··· Information shown ···

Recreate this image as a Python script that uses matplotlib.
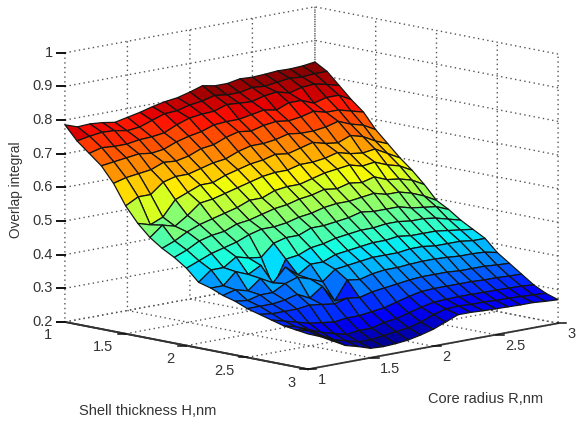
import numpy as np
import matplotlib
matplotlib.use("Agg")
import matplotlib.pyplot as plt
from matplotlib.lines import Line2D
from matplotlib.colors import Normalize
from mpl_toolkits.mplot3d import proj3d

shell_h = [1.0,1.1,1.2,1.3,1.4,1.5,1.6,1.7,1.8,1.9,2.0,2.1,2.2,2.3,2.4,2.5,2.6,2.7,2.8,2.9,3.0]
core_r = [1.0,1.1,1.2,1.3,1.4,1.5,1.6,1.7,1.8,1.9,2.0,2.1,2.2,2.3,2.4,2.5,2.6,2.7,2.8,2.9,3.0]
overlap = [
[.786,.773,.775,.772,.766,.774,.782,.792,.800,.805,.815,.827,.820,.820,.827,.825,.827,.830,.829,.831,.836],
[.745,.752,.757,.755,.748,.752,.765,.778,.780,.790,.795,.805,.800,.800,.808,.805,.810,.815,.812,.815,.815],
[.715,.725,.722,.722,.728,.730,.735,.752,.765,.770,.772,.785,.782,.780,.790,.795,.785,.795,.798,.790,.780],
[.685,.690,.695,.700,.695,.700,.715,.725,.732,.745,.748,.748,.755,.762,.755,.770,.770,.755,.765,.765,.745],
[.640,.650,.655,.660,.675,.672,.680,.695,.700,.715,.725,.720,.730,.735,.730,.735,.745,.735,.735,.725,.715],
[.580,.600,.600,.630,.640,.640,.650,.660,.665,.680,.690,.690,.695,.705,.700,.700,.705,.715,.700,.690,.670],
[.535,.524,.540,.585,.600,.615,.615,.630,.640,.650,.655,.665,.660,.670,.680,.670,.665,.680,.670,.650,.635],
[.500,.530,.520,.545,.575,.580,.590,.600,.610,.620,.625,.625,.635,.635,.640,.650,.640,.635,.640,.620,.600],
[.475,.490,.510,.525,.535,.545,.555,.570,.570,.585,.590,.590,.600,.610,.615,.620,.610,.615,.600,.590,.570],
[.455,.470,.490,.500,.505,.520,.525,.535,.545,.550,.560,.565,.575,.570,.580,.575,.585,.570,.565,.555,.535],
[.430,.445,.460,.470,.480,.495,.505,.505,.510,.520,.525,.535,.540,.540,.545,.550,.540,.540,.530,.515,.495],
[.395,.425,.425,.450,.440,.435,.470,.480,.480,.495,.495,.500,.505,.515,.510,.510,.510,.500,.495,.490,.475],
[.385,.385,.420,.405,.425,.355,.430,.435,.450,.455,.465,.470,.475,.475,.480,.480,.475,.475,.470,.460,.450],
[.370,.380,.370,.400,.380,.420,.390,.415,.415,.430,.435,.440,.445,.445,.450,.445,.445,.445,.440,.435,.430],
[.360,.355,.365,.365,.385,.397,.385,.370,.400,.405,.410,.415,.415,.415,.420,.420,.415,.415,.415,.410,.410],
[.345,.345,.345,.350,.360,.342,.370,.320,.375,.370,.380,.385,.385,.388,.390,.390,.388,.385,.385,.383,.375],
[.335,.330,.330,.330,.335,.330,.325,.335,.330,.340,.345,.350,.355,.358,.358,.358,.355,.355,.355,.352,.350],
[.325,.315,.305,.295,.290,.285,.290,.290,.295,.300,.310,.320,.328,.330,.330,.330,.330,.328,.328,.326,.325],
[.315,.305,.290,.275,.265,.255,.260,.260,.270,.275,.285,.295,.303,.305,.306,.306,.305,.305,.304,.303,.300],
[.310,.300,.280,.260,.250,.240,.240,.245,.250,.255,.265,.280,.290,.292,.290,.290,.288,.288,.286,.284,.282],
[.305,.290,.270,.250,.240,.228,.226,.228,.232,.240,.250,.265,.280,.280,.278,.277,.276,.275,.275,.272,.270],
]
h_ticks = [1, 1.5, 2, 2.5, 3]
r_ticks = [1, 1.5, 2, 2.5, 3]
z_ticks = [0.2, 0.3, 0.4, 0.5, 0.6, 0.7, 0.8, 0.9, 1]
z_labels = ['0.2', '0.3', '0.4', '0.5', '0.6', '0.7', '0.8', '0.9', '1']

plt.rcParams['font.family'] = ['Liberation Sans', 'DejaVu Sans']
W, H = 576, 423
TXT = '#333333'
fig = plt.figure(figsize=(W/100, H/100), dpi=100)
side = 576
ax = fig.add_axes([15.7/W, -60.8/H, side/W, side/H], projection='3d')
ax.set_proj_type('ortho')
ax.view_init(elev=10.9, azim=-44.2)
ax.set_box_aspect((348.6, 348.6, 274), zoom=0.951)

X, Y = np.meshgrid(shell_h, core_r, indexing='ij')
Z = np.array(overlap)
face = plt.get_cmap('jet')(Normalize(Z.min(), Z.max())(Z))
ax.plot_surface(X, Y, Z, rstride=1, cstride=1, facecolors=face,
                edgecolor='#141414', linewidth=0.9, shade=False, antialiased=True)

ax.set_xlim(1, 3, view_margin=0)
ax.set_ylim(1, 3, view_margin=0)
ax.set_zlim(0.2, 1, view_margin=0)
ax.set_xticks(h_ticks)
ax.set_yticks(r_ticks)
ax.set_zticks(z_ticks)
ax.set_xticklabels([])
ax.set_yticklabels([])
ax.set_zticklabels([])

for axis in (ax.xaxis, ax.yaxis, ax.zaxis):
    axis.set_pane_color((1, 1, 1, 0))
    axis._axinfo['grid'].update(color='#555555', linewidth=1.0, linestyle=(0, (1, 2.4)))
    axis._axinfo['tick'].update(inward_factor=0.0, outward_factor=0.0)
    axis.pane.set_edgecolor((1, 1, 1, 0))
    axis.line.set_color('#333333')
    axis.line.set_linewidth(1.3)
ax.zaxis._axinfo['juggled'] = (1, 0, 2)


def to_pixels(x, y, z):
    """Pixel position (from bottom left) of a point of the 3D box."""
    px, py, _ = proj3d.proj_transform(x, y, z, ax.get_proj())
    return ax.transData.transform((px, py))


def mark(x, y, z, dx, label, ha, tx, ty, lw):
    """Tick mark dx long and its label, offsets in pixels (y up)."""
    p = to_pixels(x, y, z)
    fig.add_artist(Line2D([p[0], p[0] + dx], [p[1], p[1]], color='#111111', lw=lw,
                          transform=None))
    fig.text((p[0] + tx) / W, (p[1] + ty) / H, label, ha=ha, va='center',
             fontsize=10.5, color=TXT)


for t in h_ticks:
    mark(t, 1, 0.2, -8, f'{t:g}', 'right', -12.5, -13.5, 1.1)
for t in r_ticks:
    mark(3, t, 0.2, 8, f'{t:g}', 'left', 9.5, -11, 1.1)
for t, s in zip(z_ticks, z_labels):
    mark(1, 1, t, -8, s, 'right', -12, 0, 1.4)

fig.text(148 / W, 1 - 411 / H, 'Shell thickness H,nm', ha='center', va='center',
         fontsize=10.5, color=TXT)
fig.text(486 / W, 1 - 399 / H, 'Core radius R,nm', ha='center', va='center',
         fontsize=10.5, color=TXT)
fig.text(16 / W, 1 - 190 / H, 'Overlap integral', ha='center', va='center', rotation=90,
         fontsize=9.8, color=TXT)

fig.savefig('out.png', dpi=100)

···

**Requirements:** Which lines hold the string "matplotlib"? List them all.

**Finished answer:**
Recreate this image as a Python script that uses matplotlib.
import matplotlib
matplotlib.use("Agg")
import matplotlib.pyplot as plt
from matplotlib.lines import Line2D
from matplotlib.colors import Normalize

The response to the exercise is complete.